Does a SSD page size > filesystem block size increase SSD write amplification


After reading up on SSD technology, there's a question I can't seem to answer.

Judging by this Anandtech review, most current SSDs use at least a 8KB page size. As far as I understand, this means that no less than 8KB can be written to the SSD's NAND at once. Apparently, this helps for random writes as well as other things.

However, many current filesystems use a 4KB block size. Does this mean that, for a single 4K write, the SSD write amplification is at least 2, since a whole 8KB page is written? What about random 4K writes?

Best Answer

I'm not 100% sure but have been looking into the same question. I believe that it can have an effect but depends also on the physical and logical block sizes reported by the disk. If so, it would affect both performance and durability.

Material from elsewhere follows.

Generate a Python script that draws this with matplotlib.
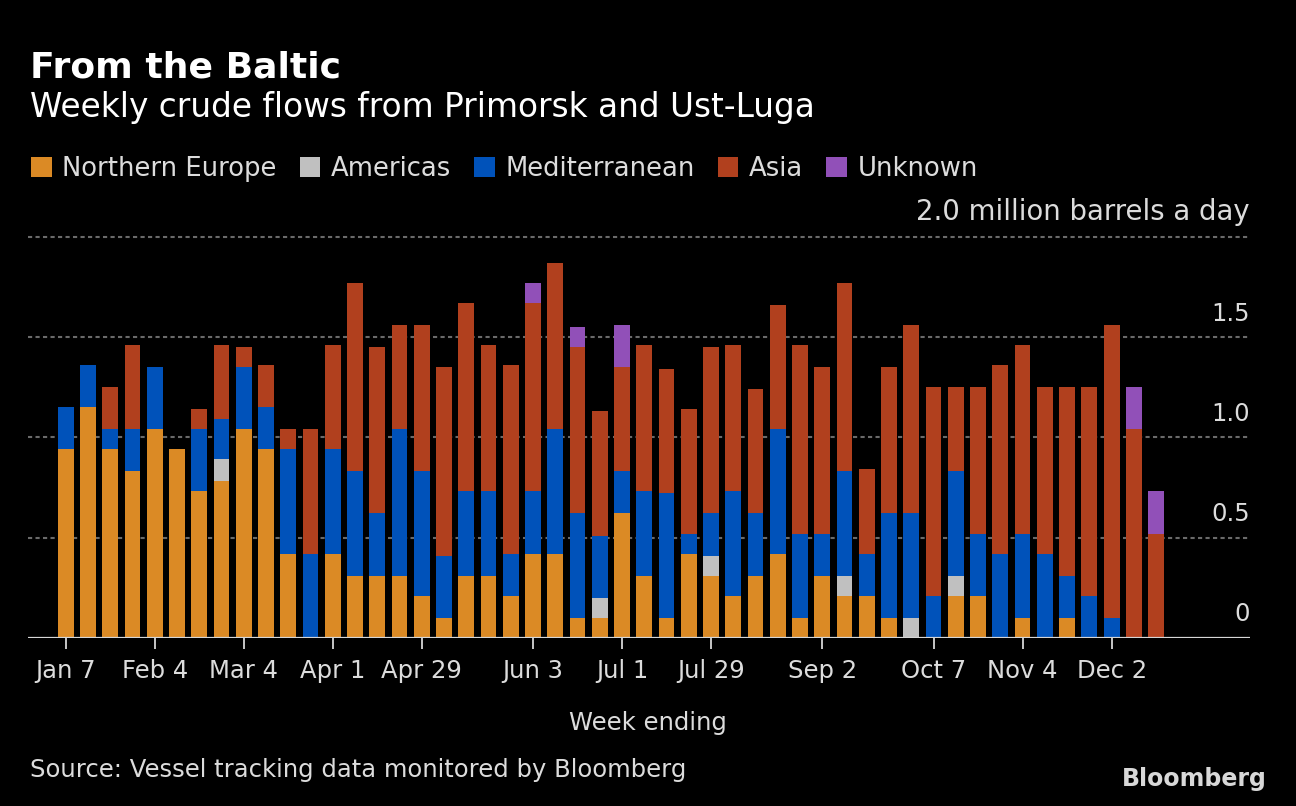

The filesystem block size is the smallest addressable unit for the filesystem. Filesystem requests are passed to the device driver to get the data from the disk. The device driver will convert into device block requests based on the logical/physical block sizes of the disk. On Linux you can see e.g. /sys/block/sda/queue/logical_block_size and /sys/block/sda/queue/physical_block_size.

If the device block size is lower than the page size of the device then the requests will anyway be broken down further no matter how large they are to start with. This seems like suboptimal behaviour anyway that should be fixed first - I think it is not uncommon to see 512B on a modern SSD with 4/8KiB pages. See Changing sector size on Samsung 840 SSDs.

If the device block size is the same as the page size, say 8KiB, then it seems likely that two 4KiB requests from filesystem would result in a unnecessary second request and in the case of writes especially this would be pretty bad.

What is not clear to me is the extent to which either of these effects is mitigated by controller or OS caching. jon's answer does not provide much detail or evidence. It sounds pretty likely that reads would be cached, as this would anyway be a risk-free performance and durability optimisation. Write-caching is normally enabled for SSDs too but is optional. It then depends a bit on the cache policy/flush interval. On Windows there seems to be some confusion around write caching options (the accepted answer to What does "Write cache buffer flushing" mean doesn't really explain the difference between two settings and other articles also conflate them).